Saturday, December 24, 2011

Saturday Afternoon Links

This and that for your weekend reading.

- Thomas Walkom tries to be optimistic about the year ahead, and likely settles on the best reason for hope that Canada's politics will see some change for the better:
Canada, like Australia and Brazil, is getting by on sales of raw materials whose prices are kept high by seemingly insatiable Chinese demand.

But the key word here is “seemingly.” The world has seen so-called Asian miracles before, starting with Japan in the 1980s and running through various so-called Tigers such as Thailand in the ’90s.

In the end, these miracles proved less than miraculous. And unless China’s Communist leadership has discovered how to operate a capitalist economy without boom and bust, the same must inevitably happen there — with effects that will ricochet across the globe.

Politically, Canada has entered a kind of deep freeze. The New Democrats have discovered, to their horror, that gaining official Opposition status at a time of majority government is largely meaningless.

The NDP hopes this will change when it chooses a permanent leader in March. To the extent that Parliament gives political leaders a pulpit, the party’s optimism is not entirely misplaced.
- But Joseph Stiglitz points out that a complete lack of perspective as to the relative importance of financial-sector profits and social priorities figures to be a problem for a long time to come.
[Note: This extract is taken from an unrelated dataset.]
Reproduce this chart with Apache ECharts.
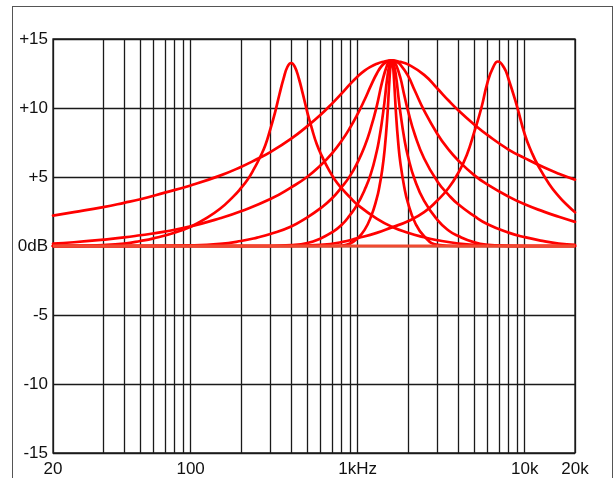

- Alice dissects Nathan Cullen's joint nomination proposal:
It's a big leap to assume that the public will be accepting of a process run by a tiny proportion of the whole riding population to conspire to eliminate certain choices from the ballot in the hopes of torquing the election outcome. It's another big leap to assume that this would be done in a vacuum, given that the Conservative Party would be following along closely, and reserving all their strategic and tactical options.

Of course, for the NDP and the other parties, there are other strategic and tactical considerations, such as:

* would it actually even work, or would enough orphaned voters switch to the Conservatives or stay home if their preferred choice was not on the ballot?
* is it democratic or politically wise to be advocating the elimination of political choice for the public by a small group of political activists
* in particular could the NDP then run as effectively as one of the two main choices in the "consideration set" of the general election (a term coined by Innovative Research's Greg Lyle to describe the process by which consumer choice is whittled down to two viable choices, and drawing parallels to voting behaviour), if it was at the same time enabling the election of one of its non-"consideration set" competitors.
* tactically, what criteria would be applied for deciding whether a joint nomination would achieve the intended result or not in a riding with newly formed boundaries
* what is the cost-benefit analysis of foregoing the opportunity to build in that riding next time, foregoing the room under the national spending ceiling (which is affected by how many candidates a party runs in an election), and foregoing the rebate, organizational opportunities and other team-building in a riding association that result from waging a local campaign, even if it doesn't win, as against the probability of being able to defeat the incumbent in a riding
- Finally, Occupy Vancouver tracks the social benefits provided by its camp.